This weekend's two debates in New Hampshire could go a long way to determine whether Mitt Romney will have a short or long path to the nomination.
The debates Saturday in Manchester and Sunday in Concord present Romney with the highest of stakes, and if I were him, I would see it as a great opportunity. Most people correctly assume Romney will be focus of the debate and that Gingrich, in particular, with Santorum not far behind, will savage Romney's various variations from conservative norms. New Hampshire is probably Gingrich's last real stand and Santorum is looking to consolidate his position as the conservative alternative. This makes them dangerous. It will be interesting to see whether they both gang up on Romney, or wait to see if the other will do the dirty work. Meanwhile, Ron Paul will play to his base, and Jon Huntsman could find himself a spectator — although he bears watching because his whole campaign rides on his performance.

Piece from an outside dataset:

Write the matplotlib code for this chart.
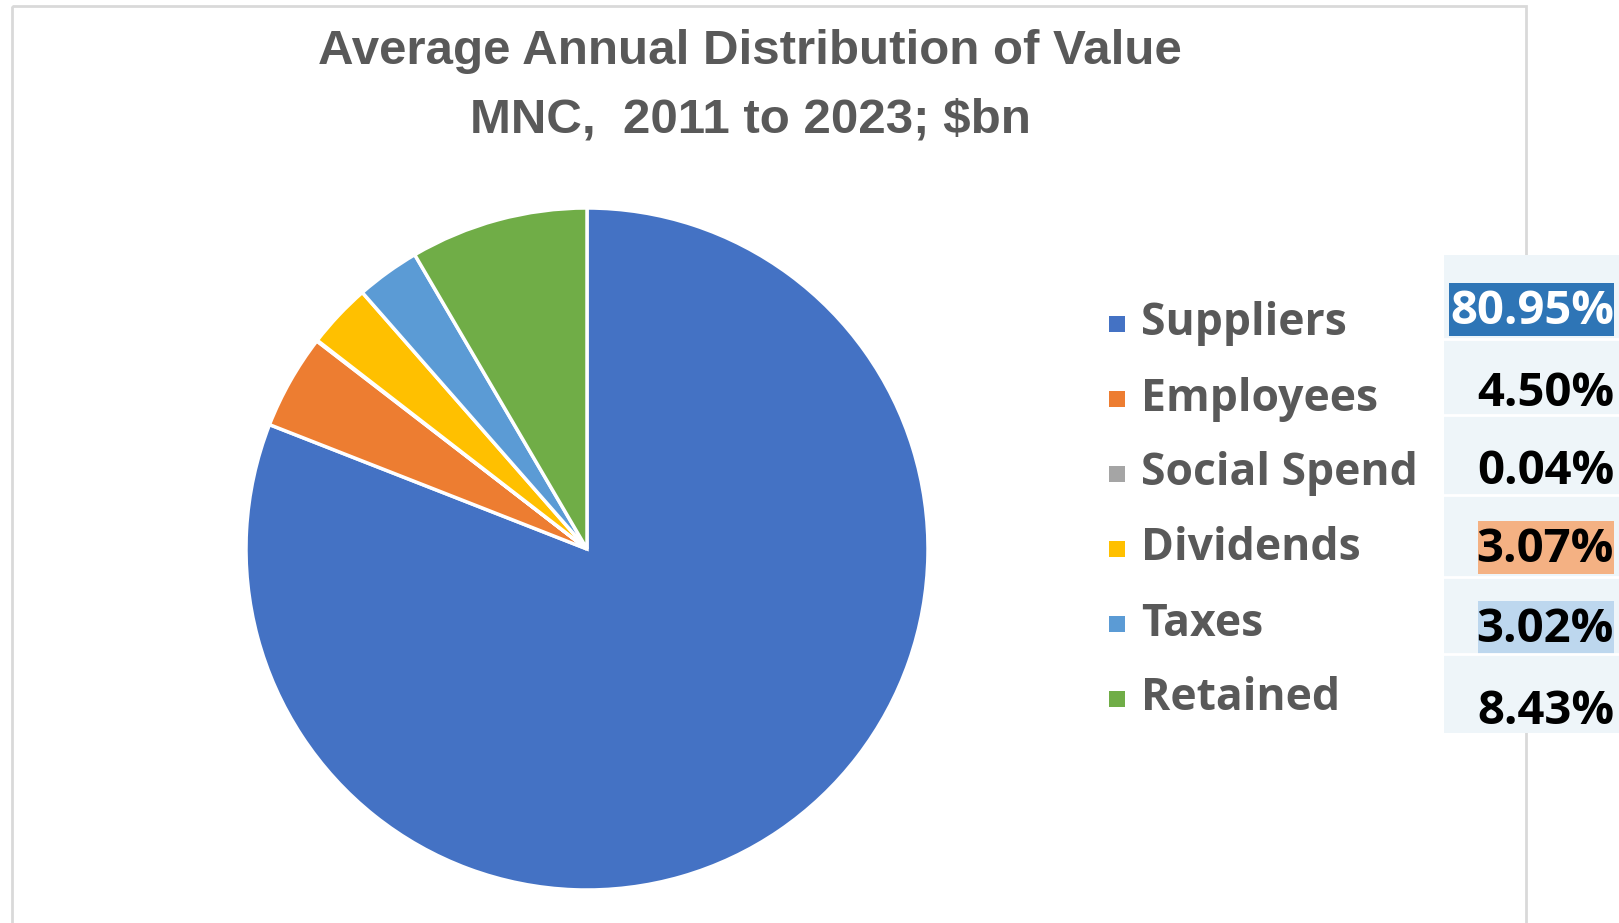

So what should Romney say when he finds himself facing the firing squad? I would suggest something like this:
Most Americans watching tonight are trying to decide, not which of us is perfect by some political scorecard, but who can restore America to greatness. We've lost so much in such a short time, and this election is our chance to do better for our country. The question shouldn't be who among us has fallen short or one time or another in their life or career. Because we all have — and we can spend our time finding those votes, or those consulting contracts, or those compromises. But it misses the much larger and more urgent point. All of us love this country and all of us have great integrity. The real measure of our nominee must be who has the conviction and experience to liberate our economy from the shackles of government and get us growing again. If we do that, we will restore and protect the fundamental values of our country that this president has trampled on: life, liberty and the pursuit of happiness.
Romney's opportunity this weekend is to lift the debate and define the Republican contest on his terms. If he falters, he is in for a long and expensive few months. If he succeeds, he could continue to clear the field.